Appendix A: English Snip

Navie RAG case in brief looks the following way: you split your texts into chunks, then you embed these chunks into vectors with some Transformer Encoder model, you put all those vectors into an index and finally you create a prompt for an LLM that tells the model to answers user’s query given the context we found on the search step. In the runtime we vectorise user’s query with the same Encoder model and then execute search of this query vector against the index, find the top-k results, retrieve the corresponding text chunks from our database and feed them into the LLM prompt as context.

Whic one is correct? Embedding before or after database?

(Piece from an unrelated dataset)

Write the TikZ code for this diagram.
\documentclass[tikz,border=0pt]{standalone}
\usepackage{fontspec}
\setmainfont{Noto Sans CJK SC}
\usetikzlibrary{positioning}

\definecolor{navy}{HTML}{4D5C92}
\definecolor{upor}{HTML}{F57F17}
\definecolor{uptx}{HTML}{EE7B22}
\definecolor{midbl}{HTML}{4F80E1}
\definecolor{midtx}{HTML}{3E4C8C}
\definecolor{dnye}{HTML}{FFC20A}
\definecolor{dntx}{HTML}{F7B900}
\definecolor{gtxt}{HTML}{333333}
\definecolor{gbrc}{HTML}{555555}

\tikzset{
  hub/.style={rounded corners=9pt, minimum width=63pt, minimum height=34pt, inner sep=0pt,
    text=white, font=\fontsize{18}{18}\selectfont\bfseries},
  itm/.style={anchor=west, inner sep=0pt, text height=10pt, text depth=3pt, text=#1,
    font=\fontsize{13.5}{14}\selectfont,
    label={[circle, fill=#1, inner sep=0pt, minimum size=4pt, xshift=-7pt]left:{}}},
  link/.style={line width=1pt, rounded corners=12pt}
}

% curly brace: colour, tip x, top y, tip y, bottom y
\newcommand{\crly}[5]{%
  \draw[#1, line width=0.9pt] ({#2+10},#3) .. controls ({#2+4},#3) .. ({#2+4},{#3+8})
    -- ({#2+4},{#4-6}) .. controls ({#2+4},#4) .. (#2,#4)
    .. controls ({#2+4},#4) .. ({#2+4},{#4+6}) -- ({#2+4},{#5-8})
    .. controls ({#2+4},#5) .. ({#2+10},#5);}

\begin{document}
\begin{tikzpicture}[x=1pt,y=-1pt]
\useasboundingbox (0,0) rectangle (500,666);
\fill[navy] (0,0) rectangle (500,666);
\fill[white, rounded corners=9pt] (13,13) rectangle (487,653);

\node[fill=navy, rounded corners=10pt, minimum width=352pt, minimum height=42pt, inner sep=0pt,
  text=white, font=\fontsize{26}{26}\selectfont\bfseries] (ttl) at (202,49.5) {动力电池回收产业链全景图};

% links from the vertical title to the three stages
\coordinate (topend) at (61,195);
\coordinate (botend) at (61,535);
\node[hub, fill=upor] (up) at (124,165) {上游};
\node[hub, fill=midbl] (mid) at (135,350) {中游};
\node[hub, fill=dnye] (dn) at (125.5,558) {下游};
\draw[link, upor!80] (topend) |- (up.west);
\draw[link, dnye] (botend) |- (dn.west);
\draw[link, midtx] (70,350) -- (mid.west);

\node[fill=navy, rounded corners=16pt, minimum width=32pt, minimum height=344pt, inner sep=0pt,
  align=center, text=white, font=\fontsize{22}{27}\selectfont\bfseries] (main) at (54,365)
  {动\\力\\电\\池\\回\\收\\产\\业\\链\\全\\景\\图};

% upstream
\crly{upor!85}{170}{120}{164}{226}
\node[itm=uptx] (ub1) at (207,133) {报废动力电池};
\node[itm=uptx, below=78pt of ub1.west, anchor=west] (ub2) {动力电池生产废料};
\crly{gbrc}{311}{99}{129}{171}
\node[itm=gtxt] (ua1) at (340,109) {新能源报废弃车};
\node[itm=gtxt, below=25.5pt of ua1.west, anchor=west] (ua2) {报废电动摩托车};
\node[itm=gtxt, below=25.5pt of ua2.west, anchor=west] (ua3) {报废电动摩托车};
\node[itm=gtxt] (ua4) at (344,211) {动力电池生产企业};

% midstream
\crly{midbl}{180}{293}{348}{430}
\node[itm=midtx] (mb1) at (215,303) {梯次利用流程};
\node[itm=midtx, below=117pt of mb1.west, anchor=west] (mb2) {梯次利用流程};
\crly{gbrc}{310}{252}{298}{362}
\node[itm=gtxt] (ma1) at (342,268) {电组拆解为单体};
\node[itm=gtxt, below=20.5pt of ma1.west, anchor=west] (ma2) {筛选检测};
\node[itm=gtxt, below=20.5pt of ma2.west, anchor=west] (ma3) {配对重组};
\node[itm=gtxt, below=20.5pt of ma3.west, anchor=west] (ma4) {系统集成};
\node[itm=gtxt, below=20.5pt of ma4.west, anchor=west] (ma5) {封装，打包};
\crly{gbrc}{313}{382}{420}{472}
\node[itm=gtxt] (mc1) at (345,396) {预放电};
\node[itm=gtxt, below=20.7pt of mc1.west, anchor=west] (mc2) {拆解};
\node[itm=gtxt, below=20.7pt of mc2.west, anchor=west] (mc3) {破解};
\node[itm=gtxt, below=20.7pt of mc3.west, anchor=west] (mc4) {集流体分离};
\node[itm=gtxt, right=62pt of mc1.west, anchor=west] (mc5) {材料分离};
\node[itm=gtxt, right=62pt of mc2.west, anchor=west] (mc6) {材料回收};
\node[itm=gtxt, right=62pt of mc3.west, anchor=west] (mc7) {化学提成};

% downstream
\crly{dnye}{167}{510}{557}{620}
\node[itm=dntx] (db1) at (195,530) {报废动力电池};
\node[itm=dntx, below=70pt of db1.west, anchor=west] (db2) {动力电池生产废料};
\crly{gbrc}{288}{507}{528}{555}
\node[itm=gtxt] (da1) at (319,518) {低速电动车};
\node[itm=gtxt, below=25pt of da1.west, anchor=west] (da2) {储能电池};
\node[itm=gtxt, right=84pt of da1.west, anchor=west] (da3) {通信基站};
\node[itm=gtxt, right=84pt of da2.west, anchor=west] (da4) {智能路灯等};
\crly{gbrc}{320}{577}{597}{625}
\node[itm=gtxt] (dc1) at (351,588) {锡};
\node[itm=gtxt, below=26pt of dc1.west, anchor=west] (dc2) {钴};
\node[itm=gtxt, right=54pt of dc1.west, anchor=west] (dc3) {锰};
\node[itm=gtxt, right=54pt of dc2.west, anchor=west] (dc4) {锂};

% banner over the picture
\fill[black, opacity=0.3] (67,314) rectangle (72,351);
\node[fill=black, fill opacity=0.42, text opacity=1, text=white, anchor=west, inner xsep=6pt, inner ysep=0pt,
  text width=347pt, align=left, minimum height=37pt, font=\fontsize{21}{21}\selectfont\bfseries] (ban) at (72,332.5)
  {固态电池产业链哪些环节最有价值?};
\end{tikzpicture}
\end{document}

In the context of a Retrieval-Augmented Generation (RAG) system, the correct sequence is to embed your text chunks before storing them in a database (or index). Here’s a breakdown of the process:

Chunking: You split your texts into manageable chunks.
Embedding: You use a Transformer Encoder model to embed these chunks into vectors.
Indexing: You store these vectors in an index or database for efficient retrieval.
Query Processing: When a user submits a query, you vectorize it using the same Encoder model.
Search: You execute a search of this query vector against the indexed vectors in your database to find the top-k results.
Retrieval and Prompting: You retrieve the corresponding text chunks from your database and feed them into the LLM prompt as context.

So, to answer your question: embedding occurs before storing data in the database/index.